TASK DESCRIPTION: Give back the whole listing exactly as shown.

RAW DATA:

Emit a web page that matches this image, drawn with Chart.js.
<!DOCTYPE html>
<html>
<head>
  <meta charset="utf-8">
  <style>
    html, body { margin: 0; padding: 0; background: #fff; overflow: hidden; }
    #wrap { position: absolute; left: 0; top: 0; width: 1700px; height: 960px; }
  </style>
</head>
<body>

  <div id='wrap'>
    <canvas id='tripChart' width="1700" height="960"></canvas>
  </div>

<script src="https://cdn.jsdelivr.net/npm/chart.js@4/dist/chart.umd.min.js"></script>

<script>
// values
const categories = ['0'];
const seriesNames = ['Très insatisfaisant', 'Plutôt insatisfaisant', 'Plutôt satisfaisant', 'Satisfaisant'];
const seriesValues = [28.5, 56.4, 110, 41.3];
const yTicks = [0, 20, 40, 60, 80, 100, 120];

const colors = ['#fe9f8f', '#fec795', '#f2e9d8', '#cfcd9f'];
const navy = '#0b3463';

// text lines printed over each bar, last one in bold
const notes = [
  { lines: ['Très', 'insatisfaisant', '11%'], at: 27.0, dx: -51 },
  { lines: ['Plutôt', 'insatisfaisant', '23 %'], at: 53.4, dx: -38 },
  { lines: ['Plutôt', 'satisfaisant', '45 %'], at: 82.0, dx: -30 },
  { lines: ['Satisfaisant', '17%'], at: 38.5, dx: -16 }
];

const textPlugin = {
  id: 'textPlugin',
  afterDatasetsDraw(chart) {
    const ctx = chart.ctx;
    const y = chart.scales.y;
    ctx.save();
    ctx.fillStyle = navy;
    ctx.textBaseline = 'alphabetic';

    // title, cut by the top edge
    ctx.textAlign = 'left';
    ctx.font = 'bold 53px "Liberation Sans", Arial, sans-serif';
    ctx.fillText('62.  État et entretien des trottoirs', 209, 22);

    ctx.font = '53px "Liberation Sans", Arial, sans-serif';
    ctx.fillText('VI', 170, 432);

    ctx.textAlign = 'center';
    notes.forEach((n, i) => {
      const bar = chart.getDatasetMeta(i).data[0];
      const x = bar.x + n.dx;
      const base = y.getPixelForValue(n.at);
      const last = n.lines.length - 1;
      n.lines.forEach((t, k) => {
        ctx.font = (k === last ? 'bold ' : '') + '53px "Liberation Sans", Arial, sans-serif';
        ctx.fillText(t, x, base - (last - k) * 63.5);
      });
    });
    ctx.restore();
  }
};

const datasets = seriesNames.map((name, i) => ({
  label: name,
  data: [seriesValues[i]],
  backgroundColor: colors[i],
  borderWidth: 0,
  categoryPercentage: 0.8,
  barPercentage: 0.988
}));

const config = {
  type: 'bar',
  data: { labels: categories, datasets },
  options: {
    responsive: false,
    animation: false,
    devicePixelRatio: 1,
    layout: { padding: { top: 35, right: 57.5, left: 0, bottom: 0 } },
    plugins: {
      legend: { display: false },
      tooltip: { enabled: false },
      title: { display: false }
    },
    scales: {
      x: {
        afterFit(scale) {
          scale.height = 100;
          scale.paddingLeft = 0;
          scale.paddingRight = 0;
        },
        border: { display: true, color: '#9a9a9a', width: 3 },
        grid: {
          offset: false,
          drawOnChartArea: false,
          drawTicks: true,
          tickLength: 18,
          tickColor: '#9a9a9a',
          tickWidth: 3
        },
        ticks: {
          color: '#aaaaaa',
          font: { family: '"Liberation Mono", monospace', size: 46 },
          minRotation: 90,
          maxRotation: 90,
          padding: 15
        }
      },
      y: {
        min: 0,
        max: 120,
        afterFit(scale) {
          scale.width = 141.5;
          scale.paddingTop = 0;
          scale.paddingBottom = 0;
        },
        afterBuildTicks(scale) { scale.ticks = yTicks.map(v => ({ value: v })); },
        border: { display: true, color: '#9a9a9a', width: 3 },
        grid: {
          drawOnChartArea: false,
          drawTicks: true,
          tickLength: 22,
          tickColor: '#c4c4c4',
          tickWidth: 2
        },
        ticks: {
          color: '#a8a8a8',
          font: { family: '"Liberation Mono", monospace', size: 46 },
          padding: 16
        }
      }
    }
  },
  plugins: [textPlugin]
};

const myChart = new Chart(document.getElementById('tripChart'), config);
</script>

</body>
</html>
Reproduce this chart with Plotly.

SOLUTION BELOW:
Emit a web page that matches this image, drawn with Chart.js.
<!DOCTYPE html>
<html>
<head>
  <meta charset="utf-8">
  <style>
    html, body { margin: 0; padding: 0; background: #fff; overflow: hidden; }
    #wrap { position: absolute; left: 0; top: 0; width: 1700px; height: 960px; }
  </style>
</head>
<body>

  <div id='wrap'>
    <canvas id='tripChart' width="1700" height="960"></canvas>
  </div>

<script src="https://cdn.jsdelivr.net/npm/chart.js@4/dist/chart.umd.min.js"></script>

<script>
// values
const categories = ['0'];
const seriesNames = ['Très insatisfaisant', 'Plutôt insatisfaisant', 'Plutôt satisfaisant', 'Satisfaisant'];
const seriesValues = [28.5, 56.4, 110, 41.3];
const yTicks = [0, 20, 40, 60, 80, 100, 120];

const colors = ['#fe9f8f', '#fec795', '#f2e9d8', '#cfcd9f'];
const navy = '#0b3463';

// text lines printed over each bar, last one in bold
const notes = [
  { lines: ['Très', 'insatisfaisant', '11%'], at: 27.0, dx: -51 },
  { lines: ['Plutôt', 'insatisfaisant', '23 %'], at: 53.4, dx: -38 },
  { lines: ['Plutôt', 'satisfaisant', '45 %'], at: 82.0, dx: -30 },
  { lines: ['Satisfaisant', '17%'], at: 38.5, dx: -16 }
];

const textPlugin = {
  id: 'textPlugin',
  afterDatasetsDraw(chart) {
    const ctx = chart.ctx;
    const y = chart.scales.y;
    ctx.save();
    ctx.fillStyle = navy;
    ctx.textBaseline = 'alphabetic';

    // title, cut by the top edge
    ctx.textAlign = 'left';
    ctx.font = 'bold 53px "Liberation Sans", Arial, sans-serif';
    ctx.fillText('62.  État et entretien des trottoirs', 209, 22);

    ctx.font = '53px "Liberation Sans", Arial, sans-serif';
    ctx.fillText('VI', 170, 432);

    ctx.textAlign = 'center';
    notes.forEach((n, i) => {
      const bar = chart.getDatasetMeta(i).data[0];
      const x = bar.x + n.dx;
      const base = y.getPixelForValue(n.at);
      const last = n.lines.length - 1;
      n.lines.forEach((t, k) => {
        ctx.font = (k === last ? 'bold ' : '') + '53px "Liberation Sans", Arial, sans-serif';
        ctx.fillText(t, x, base - (last - k) * 63.5);
      });
    });
    ctx.restore();
  }
};

const datasets = seriesNames.map((name, i) => ({
  label: name,
  data: [seriesValues[i]],
  backgroundColor: colors[i],
  borderWidth: 0,
  categoryPercentage: 0.8,
  barPercentage: 0.988
}));

const config = {
  type: 'bar',
  data: { labels: categories, datasets },
  options: {
    responsive: false,
    animation: false,
    devicePixelRatio: 1,
    layout: { padding: { top: 35, right: 57.5, left: 0, bottom: 0 } },
    plugins: {
      legend: { display: false },
      tooltip: { enabled: false },
      title: { display: false }
    },
    scales: {
      x: {
        afterFit(scale) {
          scale.height = 100;
          scale.paddingLeft = 0;
          scale.paddingRight = 0;
        },
        border: { display: true, color: '#9a9a9a', width: 3 },
        grid: {
          offset: false,
          drawOnChartArea: false,
          drawTicks: true,
          tickLength: 18,
          tickColor: '#9a9a9a',
          tickWidth: 3
        },
        ticks: {
          color: '#aaaaaa',
          font: { family: '"Liberation Mono", monospace', size: 46 },
          minRotation: 90,
          maxRotation: 90,
          padding: 15
        }
      },
      y: {
        min: 0,
        max: 120,
        afterFit(scale) {
          scale.width = 141.5;
          scale.paddingTop = 0;
          scale.paddingBottom = 0;
        },
        afterBuildTicks(scale) { scale.ticks = yTicks.map(v => ({ value: v })); },
        border: { display: true, color: '#9a9a9a', width: 3 },
        grid: {
          drawOnChartArea: false,
          drawTicks: true,
          tickLength: 22,
          tickColor: '#c4c4c4',
          tickWidth: 2
        },
        ticks: {
          color: '#a8a8a8',
          font: { family: '"Liberation Mono", monospace', size: 46 },
          padding: 16
        }
      }
    }
  },
  plugins: [textPlugin]
};

const myChart = new Chart(document.getElementById('tripChart'), config);
</script>

</body>
</html>
Reproduce this chart with Plotly.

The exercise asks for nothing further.